◆ **What you have to do**:
Repeat each record exactly. Any picture gets left out.

◆ **Task input**:
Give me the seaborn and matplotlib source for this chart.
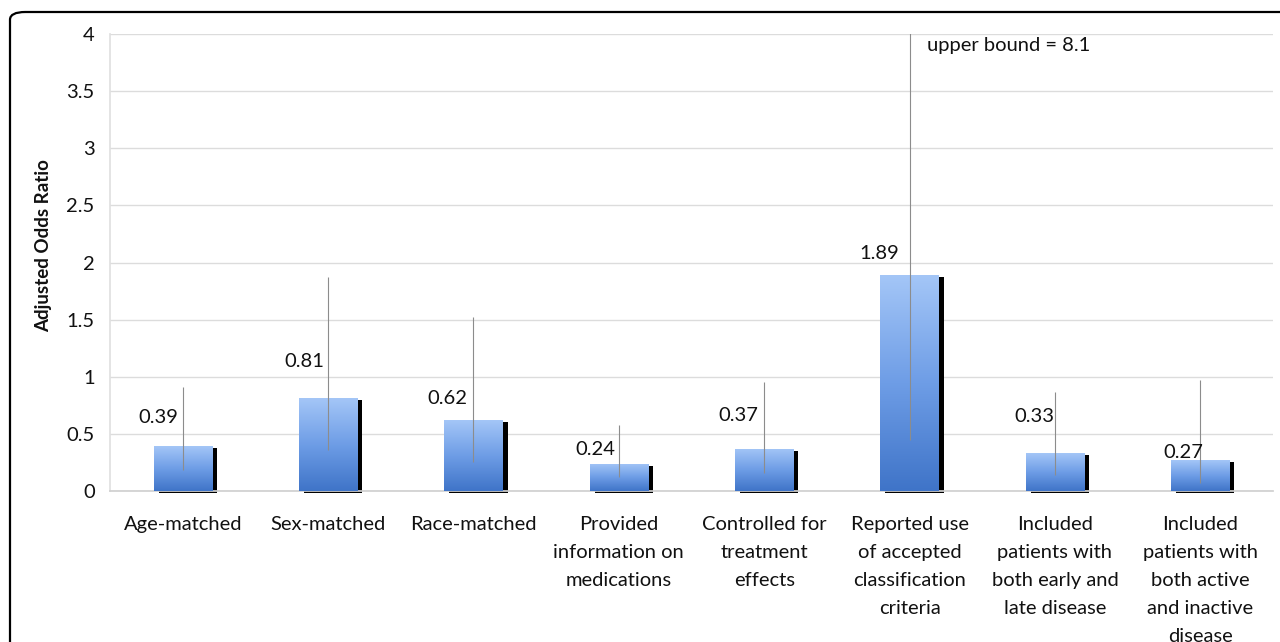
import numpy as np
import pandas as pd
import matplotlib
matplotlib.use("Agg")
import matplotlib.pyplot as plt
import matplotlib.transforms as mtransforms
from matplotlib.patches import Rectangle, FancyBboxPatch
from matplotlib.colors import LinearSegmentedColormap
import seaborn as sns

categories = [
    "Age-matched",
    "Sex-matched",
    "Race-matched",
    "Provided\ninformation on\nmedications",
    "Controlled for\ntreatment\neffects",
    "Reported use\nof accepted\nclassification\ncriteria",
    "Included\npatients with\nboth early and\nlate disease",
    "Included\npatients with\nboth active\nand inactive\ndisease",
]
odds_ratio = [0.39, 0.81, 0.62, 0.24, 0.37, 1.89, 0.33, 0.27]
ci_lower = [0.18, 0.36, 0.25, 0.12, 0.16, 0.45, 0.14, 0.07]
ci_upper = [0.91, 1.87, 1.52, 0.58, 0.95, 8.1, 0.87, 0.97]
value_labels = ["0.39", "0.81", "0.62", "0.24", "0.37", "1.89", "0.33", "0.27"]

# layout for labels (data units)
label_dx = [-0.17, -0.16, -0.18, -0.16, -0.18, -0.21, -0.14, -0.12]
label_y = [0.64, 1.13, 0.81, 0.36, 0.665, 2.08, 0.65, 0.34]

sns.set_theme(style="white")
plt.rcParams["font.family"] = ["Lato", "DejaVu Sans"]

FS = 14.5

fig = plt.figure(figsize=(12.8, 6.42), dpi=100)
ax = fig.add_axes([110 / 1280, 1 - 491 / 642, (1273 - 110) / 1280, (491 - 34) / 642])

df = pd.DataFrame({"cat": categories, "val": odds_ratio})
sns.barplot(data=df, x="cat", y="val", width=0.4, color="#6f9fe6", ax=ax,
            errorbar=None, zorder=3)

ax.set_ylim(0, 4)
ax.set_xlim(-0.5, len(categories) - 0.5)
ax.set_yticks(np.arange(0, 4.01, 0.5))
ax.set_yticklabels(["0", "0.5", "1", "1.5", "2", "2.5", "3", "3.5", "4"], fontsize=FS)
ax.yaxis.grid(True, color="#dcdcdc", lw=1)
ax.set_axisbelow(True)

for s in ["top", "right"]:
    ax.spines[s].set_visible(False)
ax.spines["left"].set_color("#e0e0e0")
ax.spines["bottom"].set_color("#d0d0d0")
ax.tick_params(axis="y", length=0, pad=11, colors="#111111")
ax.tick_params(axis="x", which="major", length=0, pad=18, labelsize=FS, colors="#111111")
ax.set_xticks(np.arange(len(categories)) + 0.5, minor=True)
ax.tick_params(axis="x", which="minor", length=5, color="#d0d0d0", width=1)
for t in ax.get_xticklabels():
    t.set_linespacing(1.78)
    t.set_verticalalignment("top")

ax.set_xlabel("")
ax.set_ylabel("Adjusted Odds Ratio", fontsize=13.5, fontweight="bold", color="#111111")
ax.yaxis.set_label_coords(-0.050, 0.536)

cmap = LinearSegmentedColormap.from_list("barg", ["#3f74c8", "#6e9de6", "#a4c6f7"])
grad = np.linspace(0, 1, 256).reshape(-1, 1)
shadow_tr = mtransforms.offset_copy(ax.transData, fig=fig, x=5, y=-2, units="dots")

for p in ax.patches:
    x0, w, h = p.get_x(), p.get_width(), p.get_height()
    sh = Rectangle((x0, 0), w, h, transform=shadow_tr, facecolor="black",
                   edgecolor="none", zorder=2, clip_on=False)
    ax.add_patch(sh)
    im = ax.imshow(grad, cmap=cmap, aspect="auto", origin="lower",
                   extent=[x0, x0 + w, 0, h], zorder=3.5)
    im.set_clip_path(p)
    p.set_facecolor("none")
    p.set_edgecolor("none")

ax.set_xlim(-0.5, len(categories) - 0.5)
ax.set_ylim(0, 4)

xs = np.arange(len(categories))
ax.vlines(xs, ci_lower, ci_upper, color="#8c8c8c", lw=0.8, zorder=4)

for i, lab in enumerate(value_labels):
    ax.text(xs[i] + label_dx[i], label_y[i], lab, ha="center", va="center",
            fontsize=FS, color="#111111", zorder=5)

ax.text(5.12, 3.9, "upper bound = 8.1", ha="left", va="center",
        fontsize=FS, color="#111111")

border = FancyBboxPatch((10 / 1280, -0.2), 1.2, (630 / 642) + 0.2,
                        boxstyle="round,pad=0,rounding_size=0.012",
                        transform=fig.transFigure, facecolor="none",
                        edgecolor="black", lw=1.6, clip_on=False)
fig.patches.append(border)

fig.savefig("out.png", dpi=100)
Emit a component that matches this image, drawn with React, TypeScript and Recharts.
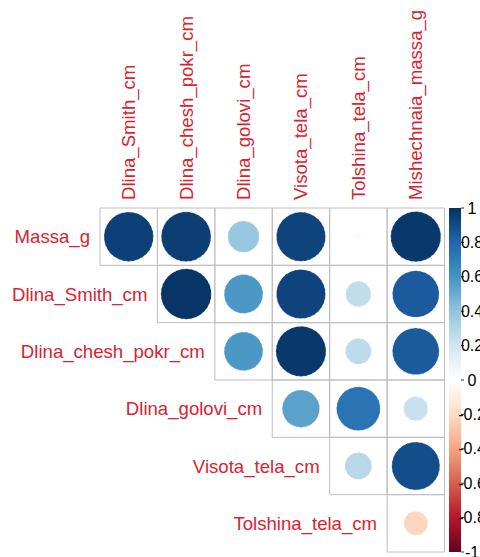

◆ **Solution below**:
Give me the seaborn and matplotlib source for this chart.
import numpy as np
import pandas as pd
import matplotlib
matplotlib.use("Agg")
import matplotlib.pyplot as plt
import matplotlib.transforms as mtransforms
from matplotlib.patches import Rectangle, FancyBboxPatch
from matplotlib.colors import LinearSegmentedColormap
import seaborn as sns

categories = [
    "Age-matched",
    "Sex-matched",
    "Race-matched",
    "Provided\ninformation on\nmedications",
    "Controlled for\ntreatment\neffects",
    "Reported use\nof accepted\nclassification\ncriteria",
    "Included\npatients with\nboth early and\nlate disease",
    "Included\npatients with\nboth active\nand inactive\ndisease",
]
odds_ratio = [0.39, 0.81, 0.62, 0.24, 0.37, 1.89, 0.33, 0.27]
ci_lower = [0.18, 0.36, 0.25, 0.12, 0.16, 0.45, 0.14, 0.07]
ci_upper = [0.91, 1.87, 1.52, 0.58, 0.95, 8.1, 0.87, 0.97]
value_labels = ["0.39", "0.81", "0.62", "0.24", "0.37", "1.89", "0.33", "0.27"]

# layout for labels (data units)
label_dx = [-0.17, -0.16, -0.18, -0.16, -0.18, -0.21, -0.14, -0.12]
label_y = [0.64, 1.13, 0.81, 0.36, 0.665, 2.08, 0.65, 0.34]

sns.set_theme(style="white")
plt.rcParams["font.family"] = ["Lato", "DejaVu Sans"]

FS = 14.5

fig = plt.figure(figsize=(12.8, 6.42), dpi=100)
ax = fig.add_axes([110 / 1280, 1 - 491 / 642, (1273 - 110) / 1280, (491 - 34) / 642])

df = pd.DataFrame({"cat": categories, "val": odds_ratio})
sns.barplot(data=df, x="cat", y="val", width=0.4, color="#6f9fe6", ax=ax,
            errorbar=None, zorder=3)

ax.set_ylim(0, 4)
ax.set_xlim(-0.5, len(categories) - 0.5)
ax.set_yticks(np.arange(0, 4.01, 0.5))
ax.set_yticklabels(["0", "0.5", "1", "1.5", "2", "2.5", "3", "3.5", "4"], fontsize=FS)
ax.yaxis.grid(True, color="#dcdcdc", lw=1)
ax.set_axisbelow(True)

for s in ["top", "right"]:
    ax.spines[s].set_visible(False)
ax.spines["left"].set_color("#e0e0e0")
ax.spines["bottom"].set_color("#d0d0d0")
ax.tick_params(axis="y", length=0, pad=11, colors="#111111")
ax.tick_params(axis="x", which="major", length=0, pad=18, labelsize=FS, colors="#111111")
ax.set_xticks(np.arange(len(categories)) + 0.5, minor=True)
ax.tick_params(axis="x", which="minor", length=5, color="#d0d0d0", width=1)
for t in ax.get_xticklabels():
    t.set_linespacing(1.78)
    t.set_verticalalignment("top")

ax.set_xlabel("")
ax.set_ylabel("Adjusted Odds Ratio", fontsize=13.5, fontweight="bold", color="#111111")
ax.yaxis.set_label_coords(-0.050, 0.536)

cmap = LinearSegmentedColormap.from_list("barg", ["#3f74c8", "#6e9de6", "#a4c6f7"])
grad = np.linspace(0, 1, 256).reshape(-1, 1)
shadow_tr = mtransforms.offset_copy(ax.transData, fig=fig, x=5, y=-2, units="dots")

for p in ax.patches:
    x0, w, h = p.get_x(), p.get_width(), p.get_height()
    sh = Rectangle((x0, 0), w, h, transform=shadow_tr, facecolor="black",
                   edgecolor="none", zorder=2, clip_on=False)
    ax.add_patch(sh)
    im = ax.imshow(grad, cmap=cmap, aspect="auto", origin="lower",
                   extent=[x0, x0 + w, 0, h], zorder=3.5)
    im.set_clip_path(p)
    p.set_facecolor("none")
    p.set_edgecolor("none")

ax.set_xlim(-0.5, len(categories) - 0.5)
ax.set_ylim(0, 4)

xs = np.arange(len(categories))
ax.vlines(xs, ci_lower, ci_upper, color="#8c8c8c", lw=0.8, zorder=4)

for i, lab in enumerate(value_labels):
    ax.text(xs[i] + label_dx[i], label_y[i], lab, ha="center", va="center",
            fontsize=FS, color="#111111", zorder=5)

ax.text(5.12, 3.9, "upper bound = 8.1", ha="left", va="center",
        fontsize=FS, color="#111111")

border = FancyBboxPatch((10 / 1280, -0.2), 1.2, (630 / 642) + 0.2,
                        boxstyle="round,pad=0,rounding_size=0.012",
                        transform=fig.transFigure, facecolor="none",
                        edgecolor="black", lw=1.6, clip_on=False)
fig.patches.append(border)

fig.savefig("out.png", dpi=100)
Emit a component that matches this image, drawn with React, TypeScript and Recharts.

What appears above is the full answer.